As generated content floods the web at lower cost and higher volume, audience trust in what they consume degrades. Podcasting, in Karl’s view, is one of the formats where the human signal remains hardest to fabricate convincingly.

“AI is going to make some of the nuts and bolts and tactical stuff easier,” Karl says. “But you don’t build trust with a machine, you build trust with real people.”

That belief also shapes how The Podcast Consultant has expanded its services. Clients producing podcasts increasingly want social clips, YouTube channel management, and scheduling handled by the same team.

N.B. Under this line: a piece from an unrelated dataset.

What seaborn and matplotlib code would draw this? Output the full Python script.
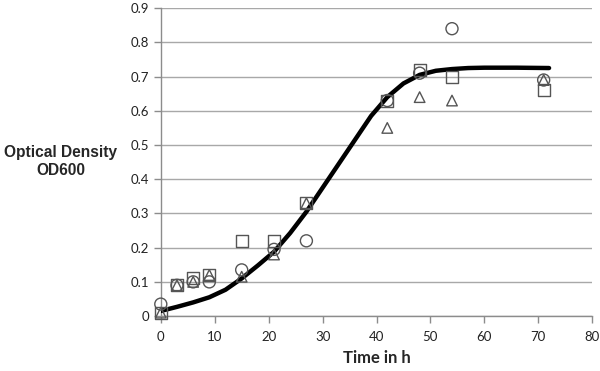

Those additions drive revenue from existing relationships rather than new client acquisition, and they position the company at the intersection of audio and video as YouTube distribution becomes standard for most shows.

“Most shows should probably have a video option at this point,” Karl says, citing the discovery advantages YouTube offers over purely audio formats.

From 150 Shows to the Hundreds

Five years out, Karl’s goal is to serve hundreds, eventually thousands, of businesses across different production tiers. The specific number matters less to him than the underlying architecture.

“I want to help businesses build really high trust channels that they can use to build relationships with customers, partners, and audiences of all kinds,” Karl says.

Whether a roll-up model can sustain that kind of trust-focused, client-by-client production work at scale remains the open question. Karl is two acquisitions into a strategy still being field-tested, with more deals ahead. He knows where the tensions are. He does not yet know how they resolve.

“I’ll let you know in a couple of years,” he says.